Some individuals may experience multisensory perception even just from “unimodal” (or single sense) events. Synesthesia is a condition in which a sensory stimulus presented in one area (often called the Inducer) evokes a sensation in a different area (called the Concurrent experience). For example, an individual may experience a specific color for every given note (“C sharp is red”) or printed number or letter- is tinged with a specific hue (e.g., 5 is indigo and 7 is green). The specificity of the colors remains stable over time within any given individual, but the same note or letter doesn’t necessarily evoke the same color in different people. These experiences can sometimes enhance abilities (e.g., pitch memory given the additional associations with color), or they can impair performance on tasks when there are additional sensory cues that conflict with the “concurrent” experience. For example, if someone has a number-color association (e.g. 6 is always green), if we gave them a memory or reaction time task in which the digit 6 was presented in red color, this could interfere with their ability to respond or remember this item (Barteletti et al., 2010) at a conscious level and require the use of more cognitive control to process the information.

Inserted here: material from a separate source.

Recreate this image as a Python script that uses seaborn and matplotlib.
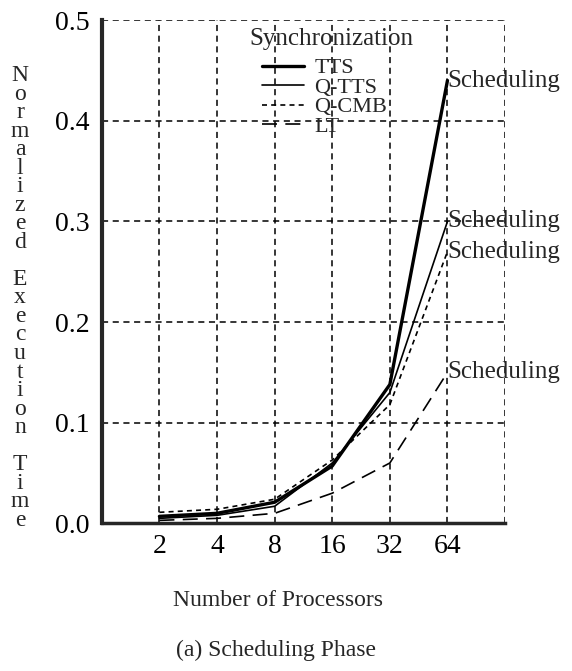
import numpy as np
import pandas as pd
import matplotlib
matplotlib.use("Agg")
import matplotlib.pyplot as plt
import seaborn as sns
from matplotlib.lines import Line2D

sns.set_style("white")
plt.rcParams['font.family'] = ['Liberation Serif', 'DejaVu Serif']

processors = ["2", "4", "8", "16", "32", "64"]
tts = [0.007, 0.010, 0.021, 0.057, 0.138, 0.440]
q_tts = [0.005, 0.008, 0.017, 0.060, 0.130, 0.300]
q_cmb = [0.011, 0.014, 0.024, 0.063, 0.118, 0.270]
lt = [0.003, 0.005, 0.010, 0.030, 0.060, 0.150]
y_ticks = [0.0, 0.1, 0.2, 0.3, 0.4, 0.5]

names = ["TTS", "Q-TTS", "Q-CMB", "LT"]
series = [tts, q_tts, q_cmb, lt]
widths = [2.4, 1.2, 1.2, 1.2]
dashes = [None, None, (3, 2.5), (9, 5)]

pos = np.arange(1, len(processors) + 1)
df = pd.DataFrame({"pos": np.tile(pos, len(names)),
                   "value": np.concatenate(series),
                   "sync": np.repeat(names, len(pos))})

fig = plt.figure(figsize=(5.72, 6.71), dpi=100)
ax = fig.add_axes([0.178, 0.22, 0.705, 0.75])

handles = []
for name, lw, dsh in zip(names, widths, dashes):
    sub = df[df["sync"] == name]
    sns.lineplot(data=sub, x="pos", y="value", ax=ax, color="black",
                 linewidth=lw, legend=False)
    line = ax.lines[-1]
    if dsh:
        line.set_dashes(dsh)
    h = Line2D([], [], color="black", linewidth=lw)
    if dsh:
        h.set_dashes(dsh)
    handles.append(h)
    ax.annotate("Scheduling", (pos[-1], sub["value"].iloc[-1]),
                xytext=(0, 0), textcoords="offset points",
                ha="left", va="center", fontsize=18)

ax.set_xlim(0, len(processors) + 1)
ax.set_ylim(0, 0.5)
ax.set_xticks(list(pos) + [len(processors) + 1])
ax.set_xticklabels(processors + [""], fontsize=20)
ax.set_yticks(y_ticks)
ax.set_yticklabels([f"{v:.1f}" for v in y_ticks], fontsize=20)
ax.tick_params(axis="both", direction="inout", length=7, width=1.5,
               colors="black", pad=4)
ax.tick_params(axis="y", direction="out", length=5)

ax.grid(True, color="black", linestyle=(0, (4, 3)), linewidth=1.1)
ax.spines["left"].set_linewidth(3)
ax.spines["bottom"].set_linewidth(2.5)
for s in ["top", "right"]:
    ax.spines[s].set_visible(False)
ax.set_xlabel("")
ax.set_ylabel("")

ax.text(0.367, 0.985, "Synchronization", transform=ax.transAxes,
        ha="left", va="top", fontsize=18)
leg = ax.legend(handles, names, loc="upper left",
                bbox_to_anchor=(0.37, 0.947), frameon=False, fontsize=16,
                borderpad=0, labelspacing=-0.05, handlelength=1.9,
                handletextpad=0.45)

label = "Normalized Execution Time"
fig.text(0.035, 0.556, "\n".join(label), ha="center", va="center",
         fontsize=17, linespacing=0.845)
fig.text(0.486, 0.105, "Number of Processors", ha="center", va="center",
         fontsize=17)
fig.text(0.483, 0.03, "(a) Scheduling Phase", ha="center", va="center",
         fontsize=17)

fig.savefig("out.png", dpi=100)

The reasoning behind why synesthesia occurs is not well understood, but there are some prominent theories. One involves the idea that as we develop, after creating more neurons and connections between them than we need, our brain goes through regular periods of intentional “pruning” (apoptosis) where unused neurons and networks are destroyed. Then, the remaining networks are strengthened. This may be a process that allows our senses to become differentiated from each other. However, adult synesthesia may occur when the pruning process fails to run its course, and sensory connections initially intended to be temporary or transient become permanent.

Usually, we discuss diagnosable Synesthesia in terms of strong inducer-concurrent experience connections (these individuals are often referred to as “strong synesthetes”) but many people appreciate cross-modal associations without a strong synesthetic experience. For example, one study found that many synesthetes and non-synesthetes alike associate low pitch tones with darker colors and high pitch tones with lighter colors (Ward et al., 2006). Many people are also found to have associations of numbers, time, or musical notes with direction – left to right, or low to high in space (e.g., the perceived movement of time in many cultures correlates to writing direction). As such, it is possible that synesthesia exists on more of a “spectrum” and can be tied to our experiences with things like visual perception and language (e.g., writing direction) such that “strong synesthesia” is a somewhat natural extension of normal developmental processes.